Great! So transfering files with gRPC is definitely possible. But how do these two technologies compare against each other? Which one is faster and has less overhead?

Total bytes transferred

The total amount of bytes transferred on the wire is actually a pretty difficult topic. It depends on a lot of factors, such as the HTTP protocol (HTTP/1.1, HTTP/2 or HTTP/3), the package size of TCP/IP, whether TLS is being used etc. We are going to take a look how this applies to REST and gRPC.

Streaming files over a gRPC connection generates overhead, although not much. Since gRPC uses HTTP/2 under the hood, each individual chunk message has a few bytes overhead due to the HTTP/2 DATA frame information needed. Additionally, each chunk needs a few bytes to describe the content of the gRPC message. You are looking at roughly 15 bytes per message chunk if it fits into one HTTP/2 DATA frame. Transfering 4 GB of data with a chunk size of 16 KB would need around 250,000 messages to transfer the file completely, incurring an overhead of ~3.7 MB. This may or may not be negilible depending on the use case.

Up- or downloading huge files with REST over HTTP/1.1 has less overhead. Since the bytes of the file are sent as the response/request body, there is not much else that takes up space. In case of uploads to a server, HTTP multipart requests incur a small overhead cost to define the multipart boundary. Additionally, HTTP headers and everything else that is needed to send the request over the wire take up space, but this is the case for all HTTP-based protocols. Downloading files, whether small or large, have roughly the same amount of bytes overhead with HTTP/1.1. Depending on the count and size of HTTP headers, this is around a few hundred bytes.

Funnily enough, transfering files with REST over HTTP/2 incurs a bigger overhead. HTTP/2 splits the payload into individual DATA frames, very similar to our custom gRPC solution. Each frame, often with a maximum size of 16 KB, has an overhead of 9 bytes. For a file 4 GB in size, this amounts to ~2.2 MB overhead. While HTTP/2 has many performance advantages, transfering a single, large file over HTTP/1.1 has less overhead.

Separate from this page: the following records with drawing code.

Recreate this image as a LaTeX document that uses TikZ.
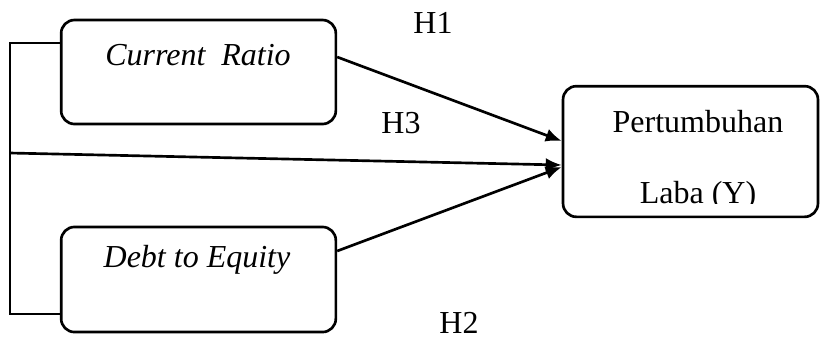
\documentclass[tikz,border=0pt]{standalone}
\usepackage{fontspec}
\setmainfont{Liberation Serif}
\usetikzlibrary{calc,arrows.meta}

\begin{document}
\begin{tikzpicture}[x=0.375pt,y=-0.375pt,line width=1pt,font=\fontsize{12}{14}\selectfont,
    box/.style={draw,rounded corners=5pt,inner sep=0pt},
    link/.style={-{Latex[length=6pt,width=5pt]}}]
  \useasboundingbox (0,0) rectangle (820,338);

  \node[box,minimum width=103pt,minimum height=39pt] (cr) at (198.5,72) {};
  \node (cr text) at (198,55) {\textit{Current\ \ Ratio}};

  \node[box,minimum width=103pt,minimum height=39.4pt] (de) at (198.5,279.5) {};
  \node (de text) at (197,260) {\textit{Debt to Equity}};

  \node[box,minimum width=95.6pt,minimum height=49pt] (py) at (690.5,151.5) {};
  \node (py text) at (698,122) {Pertumbuhan};
  \begin{scope}
    \clip (563,86) rectangle (818,203);
    \node (py text2) at (698,196) {Laba (Y)};
  \end{scope}

  \coordinate (top) at (10,43);
  \coordinate (mid) at (10,153);
  \coordinate (bot) at (10,314);
  \draw (top -| cr.west) -- (top) -- (bot) -- (bot -| de.west);

  \draw[link] ($(cr.east)+(0,-15)$) -- ($(py.west)+(0,-10.5)$);
  \draw[link] (mid) -- ($(py.west)+(0,13.5)$);
  \draw[link] ($(de.east)+(0,-28.5)$) -- ($(py.west)+(0,15.5)$);

  \node (h1) at (433,23) {H1};
  \node (h3) at (401,123) {H3};
  \node (h2) at (459,323) {H2};
\end{tikzpicture}
\end{document}
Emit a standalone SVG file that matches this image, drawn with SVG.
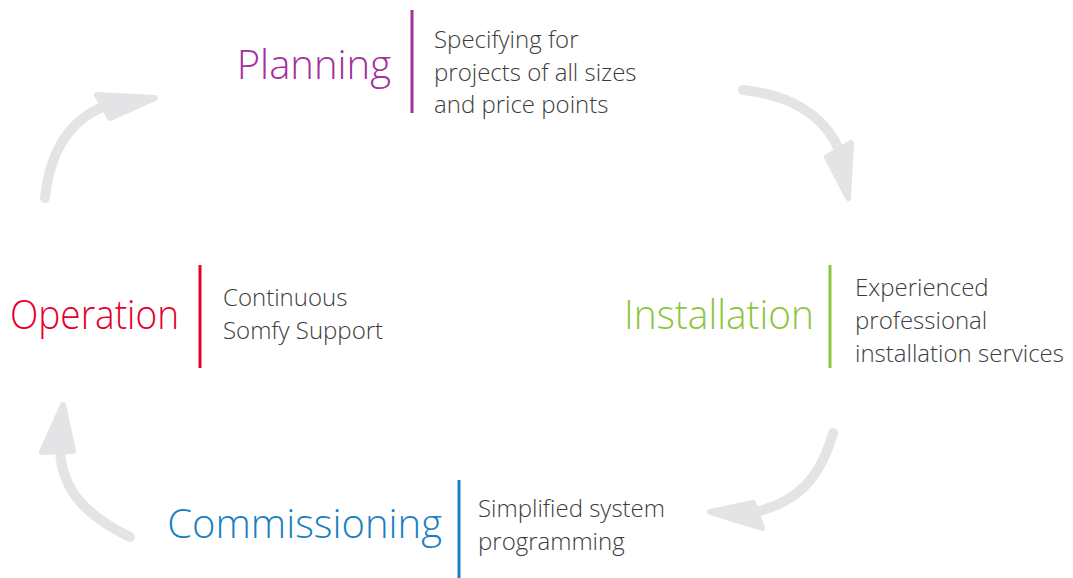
<svg xmlns="http://www.w3.org/2000/svg" width="1073" height="578" viewBox="0 0 1073 578">
<style>
.title{font-family:"Open Sans","Liberation Sans",sans-serif;font-weight:300;font-size:40px}
.desc{font-family:"Open Sans","Liberation Sans",sans-serif;font-weight:300;font-size:24px;fill:#3c3c3c}
.arc{fill:none;stroke:#e4e4e6;stroke-width:10;stroke-linecap:round}
.head{fill:#e4e4e6;stroke:#e4e4e6;stroke-width:6;stroke-linejoin:round}
.bar{stroke-width:3}
</style>
<rect width="1073" height="578" fill="#ffffff"/>
<g id="connectors">
<path class="arc" d="M45,198 C50,150 70,118 110,104"/>
<polygon class="head" points="97,95 155,98 110,118"/>
<path class="arc" d="M743,90 C790,95 825,115 840,152"/>
<polygon class="head" points="827,157 851,143 848,198"/>
<path class="arc" d="M833,433 C820,480 795,503 755,512"/>
<polygon class="head" points="753,503 710,512 762,528"/>
<path class="arc" d="M130,537 C85,515 62,490 60,450"/>
<polygon class="head" points="63,405 42,452 73,451"/>
</g>
<g id="planning">
<text class="title" x="391" y="79" text-anchor="end" fill="#a3309b">Planning</text>
<line class="bar" x1="412" y1="10" x2="412" y2="113" stroke="#a3309b"/>
<text class="desc" x="434" y="48">Specifying for</text>
<text class="desc" x="434" y="81">projects of all sizes</text>
<text class="desc" x="434" y="113">and price points</text>
</g>
<g id="installation">
<text class="title" x="624" y="329" textLength="190" lengthAdjust="spacingAndGlyphs" fill="#8cc63f">Installation</text>
<line class="bar" x1="830" y1="265" x2="830" y2="368" stroke="#8cc63f"/>
<text class="desc" x="855" y="296">Experienced</text>
<text class="desc" x="855" y="329">professional</text>
<text class="desc" x="855" y="362">installation services</text>
</g>
<g id="commissioning">
<text class="title" x="442" y="538" text-anchor="end" fill="#1a7fc2">Commissioning</text>
<line class="bar" x1="459" y1="480" x2="459" y2="578" stroke="#1a7fc2"/>
<text class="desc" x="478" y="517">Simplified system</text>
<text class="desc" x="478" y="550">programming</text>
</g>
<g id="operation">
<text class="title" x="10" y="329" textLength="169" lengthAdjust="spacingAndGlyphs" fill="#e4002b">Operation</text>
<line class="bar" x1="200" y1="265" x2="200" y2="368" stroke="#e4002b"/>
<text class="desc" x="223" y="306">Continuous</text>
<text class="desc" x="223" y="339">Somfy Support</text>
</g>
</svg>
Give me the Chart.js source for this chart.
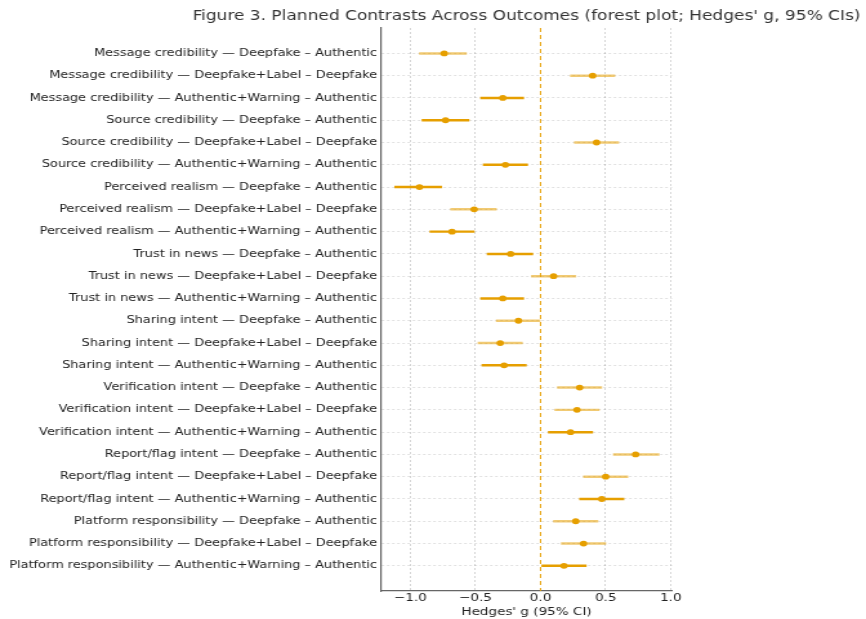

In these examples, we omitted the overhead created by TCP/IP, TLS and the lower network layers, which both HTTP/1.1 and HTTP/2 share. Comparing it with HTTP/3, which uses UDP, would make everything even more complicated, so we leave this as exercise for the reader :)

Performance and memory usage

I spun up the local server plus client and took a look at the CPU and memory usage. Please note that this is not an accurate benchmark, which would require a more complex setup. Nevertheless, it provides some insight into the differences between the approaches. The example file used was 4 GB in size.

gRPC (naive)gRPC (optimized)REST (HTTP/1.1)REST (HTTP/2)
Duration24s22s20s28s
Max memory usage36 MB35 MB32 MB35 MB
Total memory allocation4465 MB165 MB38 MB137 MB

If done right, memory usage is no problem for streaming very large files. And as expected, the naive gRPC implementation which copies a lot of ByteStrings around allocates a lot of memory! It needs constant garbage collections to clean up the mess. The maximum memory usage however stays low for all approaches.

What really surprised me was the bad performance of HTTP/2 in comparison to HTTP/1.1. It was even slower than gRPC, which builds on top of it! I cannot really explain this huge difference, especially since the code is exactly the same, both on the client and the server. I was running these tests on .NET 10 on Windows 11.

The optimized gRPC version performs pretty well, but is still slower than REST via HTTP/1.1. Since it has to do more work, it takes longer and uses more memory (and CPU). Optimizing the gRPC code was very important, as the naive implementation allocates so much memory!

I also tested HTTP/1.1 with TLS disabled, but it did not really make a difference.

Conclusion

A REST endpoint for up- and downloading files is still the best option. If you are forced to use gRPC or simply too lazy to add REST endpoints in addition to your gRPC services, transfering files via gRPC is not too bad!

If you use some kind of S3 compatible storage backend, the best options is to generate a presigned URL. Then, download your files directly from the S3 storage instead of piping it through your backend.

There are lots of points to consider when implementing file transfer APIs. For example, if your users may have slow networks, it may be useful to compress the data before sending it over the wire.

Should you need resumable up- or downloads, instead of rolling your own, you could use https://tus.io/. This open-source protocol has implementations in various languages.